Problem to solve →
Output exactly the span of lines that begins at the line containing "Give me the" and ends at the line containing "nan = np.nan", both lines included.

[start of Records to process]

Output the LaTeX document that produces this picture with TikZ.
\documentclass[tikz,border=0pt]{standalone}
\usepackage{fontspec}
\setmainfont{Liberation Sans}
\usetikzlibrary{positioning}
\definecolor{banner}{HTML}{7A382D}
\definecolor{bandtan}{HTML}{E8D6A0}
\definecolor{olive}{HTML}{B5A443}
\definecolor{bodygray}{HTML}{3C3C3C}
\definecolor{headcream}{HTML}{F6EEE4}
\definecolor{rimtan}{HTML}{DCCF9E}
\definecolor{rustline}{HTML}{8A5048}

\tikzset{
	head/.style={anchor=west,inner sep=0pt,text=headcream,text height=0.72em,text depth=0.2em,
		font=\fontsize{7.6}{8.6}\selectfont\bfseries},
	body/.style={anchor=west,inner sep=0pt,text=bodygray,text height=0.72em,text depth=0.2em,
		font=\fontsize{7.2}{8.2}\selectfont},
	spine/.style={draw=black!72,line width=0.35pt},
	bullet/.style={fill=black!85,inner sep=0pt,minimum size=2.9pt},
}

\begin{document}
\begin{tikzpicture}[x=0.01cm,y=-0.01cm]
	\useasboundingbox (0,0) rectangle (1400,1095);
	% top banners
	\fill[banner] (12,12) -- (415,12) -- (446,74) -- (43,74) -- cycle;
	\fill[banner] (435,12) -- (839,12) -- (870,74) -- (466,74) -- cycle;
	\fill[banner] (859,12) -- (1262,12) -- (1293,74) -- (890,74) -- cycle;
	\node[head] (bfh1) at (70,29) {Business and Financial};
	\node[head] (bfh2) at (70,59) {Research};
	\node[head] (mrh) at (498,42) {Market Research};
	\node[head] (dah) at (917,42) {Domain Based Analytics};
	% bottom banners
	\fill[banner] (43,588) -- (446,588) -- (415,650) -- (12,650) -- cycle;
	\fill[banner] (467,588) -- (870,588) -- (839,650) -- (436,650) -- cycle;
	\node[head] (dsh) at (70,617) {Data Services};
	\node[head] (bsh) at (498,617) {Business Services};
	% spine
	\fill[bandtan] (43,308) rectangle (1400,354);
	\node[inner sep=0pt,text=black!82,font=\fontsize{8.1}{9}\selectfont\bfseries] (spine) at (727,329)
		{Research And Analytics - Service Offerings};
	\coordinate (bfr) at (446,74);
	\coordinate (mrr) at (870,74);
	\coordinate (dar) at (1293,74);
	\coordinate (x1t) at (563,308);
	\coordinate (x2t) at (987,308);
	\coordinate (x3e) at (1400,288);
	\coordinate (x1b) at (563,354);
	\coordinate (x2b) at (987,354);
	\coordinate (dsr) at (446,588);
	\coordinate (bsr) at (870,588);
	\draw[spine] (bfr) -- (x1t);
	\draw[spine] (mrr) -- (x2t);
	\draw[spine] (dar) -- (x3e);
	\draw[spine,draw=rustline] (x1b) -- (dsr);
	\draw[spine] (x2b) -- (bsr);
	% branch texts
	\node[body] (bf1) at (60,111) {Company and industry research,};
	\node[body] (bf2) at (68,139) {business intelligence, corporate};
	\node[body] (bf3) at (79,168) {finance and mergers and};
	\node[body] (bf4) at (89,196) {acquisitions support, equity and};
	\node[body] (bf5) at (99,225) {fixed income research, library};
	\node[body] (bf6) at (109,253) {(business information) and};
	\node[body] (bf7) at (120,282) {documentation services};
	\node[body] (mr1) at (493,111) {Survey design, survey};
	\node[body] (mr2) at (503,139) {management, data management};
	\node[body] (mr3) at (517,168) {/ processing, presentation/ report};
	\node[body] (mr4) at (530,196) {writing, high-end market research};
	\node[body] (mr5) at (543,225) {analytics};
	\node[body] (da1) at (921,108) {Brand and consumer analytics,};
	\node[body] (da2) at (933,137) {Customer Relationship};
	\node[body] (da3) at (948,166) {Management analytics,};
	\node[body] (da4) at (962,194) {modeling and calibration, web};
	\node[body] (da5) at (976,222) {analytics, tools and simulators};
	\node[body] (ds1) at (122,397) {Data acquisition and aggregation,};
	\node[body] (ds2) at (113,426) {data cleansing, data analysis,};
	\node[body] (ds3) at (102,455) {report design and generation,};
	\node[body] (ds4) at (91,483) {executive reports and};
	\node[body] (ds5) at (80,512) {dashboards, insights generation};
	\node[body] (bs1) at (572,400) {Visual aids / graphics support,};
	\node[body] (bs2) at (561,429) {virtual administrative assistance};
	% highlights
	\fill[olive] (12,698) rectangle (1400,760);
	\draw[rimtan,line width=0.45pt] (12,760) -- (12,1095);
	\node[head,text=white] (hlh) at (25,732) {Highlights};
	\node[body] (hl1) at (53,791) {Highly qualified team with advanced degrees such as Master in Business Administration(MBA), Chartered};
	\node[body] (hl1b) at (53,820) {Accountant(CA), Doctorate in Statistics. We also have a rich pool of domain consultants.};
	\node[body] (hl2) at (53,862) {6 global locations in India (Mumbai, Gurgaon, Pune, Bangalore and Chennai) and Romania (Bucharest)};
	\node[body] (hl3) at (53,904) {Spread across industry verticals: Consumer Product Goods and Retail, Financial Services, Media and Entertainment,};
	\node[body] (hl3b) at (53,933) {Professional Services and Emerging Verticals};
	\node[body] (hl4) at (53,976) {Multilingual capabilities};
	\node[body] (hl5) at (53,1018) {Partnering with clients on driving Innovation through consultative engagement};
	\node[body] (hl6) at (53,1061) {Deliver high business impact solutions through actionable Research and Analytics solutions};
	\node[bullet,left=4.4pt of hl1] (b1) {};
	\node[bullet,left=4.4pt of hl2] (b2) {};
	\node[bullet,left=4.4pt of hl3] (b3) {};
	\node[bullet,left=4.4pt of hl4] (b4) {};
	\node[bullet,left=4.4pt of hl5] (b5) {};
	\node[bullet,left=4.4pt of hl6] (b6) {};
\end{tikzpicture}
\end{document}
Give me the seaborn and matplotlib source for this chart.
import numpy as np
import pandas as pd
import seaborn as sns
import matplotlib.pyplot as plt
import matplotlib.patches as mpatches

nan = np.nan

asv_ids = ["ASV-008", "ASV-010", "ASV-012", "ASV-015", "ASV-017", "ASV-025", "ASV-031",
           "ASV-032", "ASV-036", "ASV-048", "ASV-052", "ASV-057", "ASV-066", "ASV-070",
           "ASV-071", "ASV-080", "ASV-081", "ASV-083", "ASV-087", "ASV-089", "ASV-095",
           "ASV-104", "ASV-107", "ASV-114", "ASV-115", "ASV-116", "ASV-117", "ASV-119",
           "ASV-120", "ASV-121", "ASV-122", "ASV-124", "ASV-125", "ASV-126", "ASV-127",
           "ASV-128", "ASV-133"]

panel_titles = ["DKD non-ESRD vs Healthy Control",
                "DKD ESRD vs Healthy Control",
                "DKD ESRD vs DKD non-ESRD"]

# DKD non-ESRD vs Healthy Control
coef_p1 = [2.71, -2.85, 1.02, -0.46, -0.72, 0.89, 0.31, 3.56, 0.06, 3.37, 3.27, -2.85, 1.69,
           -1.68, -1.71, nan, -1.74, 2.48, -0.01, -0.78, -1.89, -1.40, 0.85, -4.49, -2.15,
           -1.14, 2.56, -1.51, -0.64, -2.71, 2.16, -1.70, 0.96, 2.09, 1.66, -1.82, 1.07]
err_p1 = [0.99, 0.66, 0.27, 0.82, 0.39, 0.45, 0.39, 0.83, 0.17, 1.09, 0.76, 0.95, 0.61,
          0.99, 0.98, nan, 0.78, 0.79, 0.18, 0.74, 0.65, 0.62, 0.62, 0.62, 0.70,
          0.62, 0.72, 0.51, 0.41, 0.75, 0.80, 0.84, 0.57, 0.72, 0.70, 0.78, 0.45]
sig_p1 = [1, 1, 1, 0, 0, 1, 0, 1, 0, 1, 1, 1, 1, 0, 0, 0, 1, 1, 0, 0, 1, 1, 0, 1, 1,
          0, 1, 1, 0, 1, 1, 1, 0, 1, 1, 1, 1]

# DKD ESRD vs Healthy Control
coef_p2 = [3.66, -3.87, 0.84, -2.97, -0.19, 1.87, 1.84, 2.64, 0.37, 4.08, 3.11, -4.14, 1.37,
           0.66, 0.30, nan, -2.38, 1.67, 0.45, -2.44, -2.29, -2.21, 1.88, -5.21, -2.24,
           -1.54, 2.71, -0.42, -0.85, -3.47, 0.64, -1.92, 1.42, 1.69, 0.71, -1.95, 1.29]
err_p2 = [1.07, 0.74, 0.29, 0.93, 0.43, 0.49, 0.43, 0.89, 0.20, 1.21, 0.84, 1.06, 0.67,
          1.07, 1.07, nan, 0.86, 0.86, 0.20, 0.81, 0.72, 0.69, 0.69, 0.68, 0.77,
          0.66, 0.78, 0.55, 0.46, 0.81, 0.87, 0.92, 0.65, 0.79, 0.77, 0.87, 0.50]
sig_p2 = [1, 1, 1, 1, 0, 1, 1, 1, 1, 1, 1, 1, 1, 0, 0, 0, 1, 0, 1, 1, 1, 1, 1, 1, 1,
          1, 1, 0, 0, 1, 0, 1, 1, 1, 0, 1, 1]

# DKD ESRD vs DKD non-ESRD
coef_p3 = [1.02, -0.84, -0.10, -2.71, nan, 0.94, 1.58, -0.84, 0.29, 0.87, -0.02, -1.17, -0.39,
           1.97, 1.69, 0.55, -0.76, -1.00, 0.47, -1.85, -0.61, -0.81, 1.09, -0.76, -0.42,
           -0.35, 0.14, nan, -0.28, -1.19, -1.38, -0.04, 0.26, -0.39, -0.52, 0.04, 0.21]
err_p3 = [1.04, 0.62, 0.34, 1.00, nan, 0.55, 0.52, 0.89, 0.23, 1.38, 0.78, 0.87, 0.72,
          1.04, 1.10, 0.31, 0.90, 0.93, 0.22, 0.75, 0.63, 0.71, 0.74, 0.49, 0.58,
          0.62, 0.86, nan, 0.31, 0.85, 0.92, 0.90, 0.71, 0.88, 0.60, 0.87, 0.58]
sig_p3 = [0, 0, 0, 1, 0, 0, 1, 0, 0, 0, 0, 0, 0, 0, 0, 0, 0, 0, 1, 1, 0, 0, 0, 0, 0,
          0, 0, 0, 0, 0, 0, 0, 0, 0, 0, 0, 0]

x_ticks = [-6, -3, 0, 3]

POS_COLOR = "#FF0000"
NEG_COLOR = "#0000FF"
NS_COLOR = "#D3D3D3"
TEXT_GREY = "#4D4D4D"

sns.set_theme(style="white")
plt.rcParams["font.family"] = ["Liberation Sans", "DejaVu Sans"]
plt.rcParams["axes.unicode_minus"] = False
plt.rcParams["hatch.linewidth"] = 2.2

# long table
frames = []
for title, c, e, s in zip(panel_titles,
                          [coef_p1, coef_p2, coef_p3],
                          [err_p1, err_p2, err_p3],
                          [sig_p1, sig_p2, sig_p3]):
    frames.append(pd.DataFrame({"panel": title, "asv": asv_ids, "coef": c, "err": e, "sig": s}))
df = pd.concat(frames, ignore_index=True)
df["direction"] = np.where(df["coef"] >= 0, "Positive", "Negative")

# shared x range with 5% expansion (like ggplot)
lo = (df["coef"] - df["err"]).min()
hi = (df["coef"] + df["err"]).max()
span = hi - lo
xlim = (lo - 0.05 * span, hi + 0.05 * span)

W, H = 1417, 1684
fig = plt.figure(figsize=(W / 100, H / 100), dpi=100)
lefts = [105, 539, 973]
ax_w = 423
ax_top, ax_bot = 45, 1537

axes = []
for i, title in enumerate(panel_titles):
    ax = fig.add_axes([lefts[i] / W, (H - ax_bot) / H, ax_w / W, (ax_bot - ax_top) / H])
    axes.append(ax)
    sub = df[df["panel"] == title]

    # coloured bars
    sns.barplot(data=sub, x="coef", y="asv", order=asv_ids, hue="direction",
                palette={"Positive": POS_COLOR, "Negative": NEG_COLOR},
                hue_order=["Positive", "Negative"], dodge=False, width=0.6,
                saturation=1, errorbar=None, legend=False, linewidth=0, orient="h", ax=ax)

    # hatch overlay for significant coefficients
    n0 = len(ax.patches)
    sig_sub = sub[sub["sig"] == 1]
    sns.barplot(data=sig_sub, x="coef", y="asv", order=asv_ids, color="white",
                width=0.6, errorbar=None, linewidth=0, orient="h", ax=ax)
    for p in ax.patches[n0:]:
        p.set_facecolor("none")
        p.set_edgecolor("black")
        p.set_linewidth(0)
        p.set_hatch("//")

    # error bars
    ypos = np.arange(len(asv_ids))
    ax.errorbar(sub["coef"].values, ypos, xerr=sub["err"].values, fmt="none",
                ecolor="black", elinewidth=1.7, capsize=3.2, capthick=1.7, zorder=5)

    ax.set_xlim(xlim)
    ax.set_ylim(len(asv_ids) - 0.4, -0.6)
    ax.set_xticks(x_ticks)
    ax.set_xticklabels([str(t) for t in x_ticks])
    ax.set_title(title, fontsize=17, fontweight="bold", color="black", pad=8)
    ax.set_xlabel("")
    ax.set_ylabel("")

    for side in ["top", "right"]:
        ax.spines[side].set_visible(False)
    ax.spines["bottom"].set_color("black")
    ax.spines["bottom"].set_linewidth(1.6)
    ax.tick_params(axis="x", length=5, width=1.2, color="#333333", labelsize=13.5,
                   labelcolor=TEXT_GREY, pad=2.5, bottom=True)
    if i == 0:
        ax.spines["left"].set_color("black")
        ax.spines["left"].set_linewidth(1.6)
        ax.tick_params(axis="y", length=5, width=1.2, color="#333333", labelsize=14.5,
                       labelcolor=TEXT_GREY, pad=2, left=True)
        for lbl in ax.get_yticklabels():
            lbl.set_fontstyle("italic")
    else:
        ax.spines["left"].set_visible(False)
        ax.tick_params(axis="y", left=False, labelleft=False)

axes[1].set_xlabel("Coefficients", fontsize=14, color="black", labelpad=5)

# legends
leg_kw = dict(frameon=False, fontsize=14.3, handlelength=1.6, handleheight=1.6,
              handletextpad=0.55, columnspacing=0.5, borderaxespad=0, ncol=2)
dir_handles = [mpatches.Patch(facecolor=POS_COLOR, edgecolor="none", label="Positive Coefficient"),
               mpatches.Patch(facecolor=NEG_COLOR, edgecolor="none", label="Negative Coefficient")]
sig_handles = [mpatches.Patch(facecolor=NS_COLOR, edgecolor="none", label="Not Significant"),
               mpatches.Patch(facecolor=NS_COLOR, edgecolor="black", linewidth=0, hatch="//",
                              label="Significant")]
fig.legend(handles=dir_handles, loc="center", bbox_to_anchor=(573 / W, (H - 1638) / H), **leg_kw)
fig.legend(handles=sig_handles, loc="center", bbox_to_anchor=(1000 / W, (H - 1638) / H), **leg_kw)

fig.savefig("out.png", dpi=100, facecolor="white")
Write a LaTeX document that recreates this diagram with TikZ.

[end of Records to process]

Response to the exercise →
Give me the seaborn and matplotlib source for this chart.
import numpy as np
import pandas as pd
import seaborn as sns
import matplotlib.pyplot as plt
import matplotlib.patches as mpatches

nan = np.nan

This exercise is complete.